An unexpected relationship between two of the most frequent cancer-causing factors might lead to more effective drugs.
According to a recent study from the University of Wisconsin-Madison, two of the most common genetic changes that result in cancerous cells, which were previously believed to be distinct and controlled by different cellular signals, are really working together.
To treat cancer, researchers have so far concentrated on developing medications that either inhibit one or the other. Treatments that work better could result from an understanding of their cooperative effects.
Cells manufacture a protein called p53, which functions within the cell nucleus to react to stress, but mutations in the gene that makes p53 are the most common genetic abnormalities in cancer. Runaway cell proliferation in cancer is also often linked to mutations that activate a cell’s surface-located pathway called PI3K/Akt.
Cellular signaling pathways allow cells to accomplish important communications tasks that maintain healthy cell functions. The process is a bit like sending mail, which requires a specific series of steps and appropriate stamps and marks on the envelope to deliver a letter to the correct address.
A team led by UW–Madison cancer researchers Richard A. Anderson and Vincent Cryns has discovered a direct link between the p53 and PI3K/Akt pathways. The findings, recently published in the journal Nature Cell Biology, identified links in the pathways that make promising targets for new cancer treatments.
“We have known for some time that lipid messenger molecules that activate the PI3K/Akt pathway found in membranes are also present in the nucleus of cells,” says Anderson, a professor at the UW School of Medicine and Public Health. “But what they were doing in the nucleus separate from membranes was a mystery.”
Mo Chen, an associate scientist and first author of the new study, used chemotherapy drugs to stress cancer cells and damage their DNA as they were replicating or creating new copies of themselves (which cancer cells do often). She discovered that proteins called enzymes that are part of the PI3K/Akt pathway bind to the mutated p53 protein in the nucleus of the cell and attach lipid messengers to p53, showing the two are directly linked.
Instead of entering apoptosis — the proactive process of cell suicide which removes damaged cells — the cancer cells repaired their chemotherapy-damaged DNA and went on growing and dividing, promoting cancer growth.
“Our finding that the PI3K/Akt pathway is anchored on p53 in the nucleus was entirely unexpected,” says Cryns, a physician-scientist and professor at UW School of Medicine and Public Health.
The PI3K/Akt pathway was thought to be confined to membranes.
“These results also have critical implications for cancer treatment,” Cryns says.

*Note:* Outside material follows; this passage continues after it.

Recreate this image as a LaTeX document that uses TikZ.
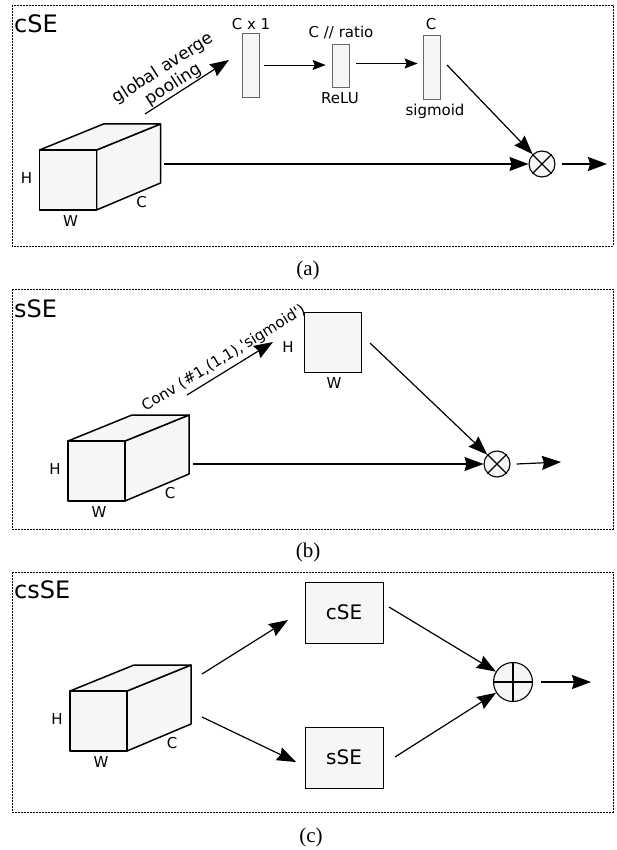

Current treatments that target PI3K may not work because they operate on a different enzyme than the one in the pathway the research team discovered.
The enzyme in the new pathway is called IPMK and rendering it inactive keeps p53 proteins from binding with and activating the Atk pathway, like correcting the address on an envelope so it doesn’t go to the wrong place. This prevents the pathway from benefitting cancer cells, making IPMK a promising new drug target.

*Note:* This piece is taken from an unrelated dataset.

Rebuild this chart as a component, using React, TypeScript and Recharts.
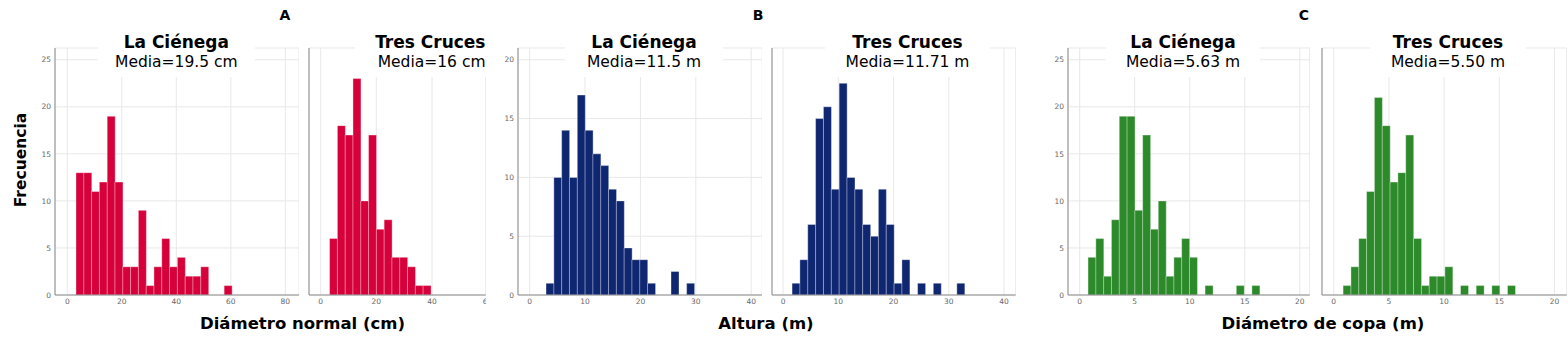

The researchers, whose work is supported by the National Institutes of Health, the Department of Defense, and the Breast Cancer Research Foundation, have also identified another enzyme, called PIPKIa, that is a key regulator of both p53 and Akt activation in the cell nucleus.
The team had previously shown that PIPKIa stabilizes the p53 protein, allowing it to be active. When PIPKIa was turned off, p53 levels inside the cell fell sharply. In the new study, the team showed that blocking PIPKIa by genetic approaches or a drug triggered cancer cell death by preventing p53 from activating Akt in the cell nucleus.
“What this means is that drug inhibitors of PIPKIa will reduce mutant p53 levels and block Akt activation in the nucleus, potentially a very powerful one-two punch against cancer cells,” Cryns says. Their team is actively searching for better PIPKIa drug inhibitors that could be used to treat cancers with p53 mutations or abnormally active PI3K/Akt pathway.
In addition to searching for drugs to block the newly discovered cancer pathway, the scientists are investigating whether other proteins in the cell nucleus are targets of the PI3K/Akt pathway.
“We know other nuclear proteins are modified by lipid messengers like p53, but we have no idea how broad the landscape is,” Anderson says.
However, the evidence suggests that this could be a feature shared among many kinds of cancers, “a mechanism we are calling a third messenger pathway,” he adds.
Reference: “A p53–phosphoinositide signalosome regulates nuclear AKT activation” by Mo Chen, Suyong Choi, Tianmu Wen, Changliang Chen, Narendra Thapa, Jeong Hyo Lee, Vincent L. Cryns, and Richard A. Anderson, 7 July 2022, Nature Cell Biology.
DOI: 10.1038/s41556-022-00949-1
This study was funded in part by the National Institutes of Health, the Department of Defense, and the Breast Cancer Research Foundation.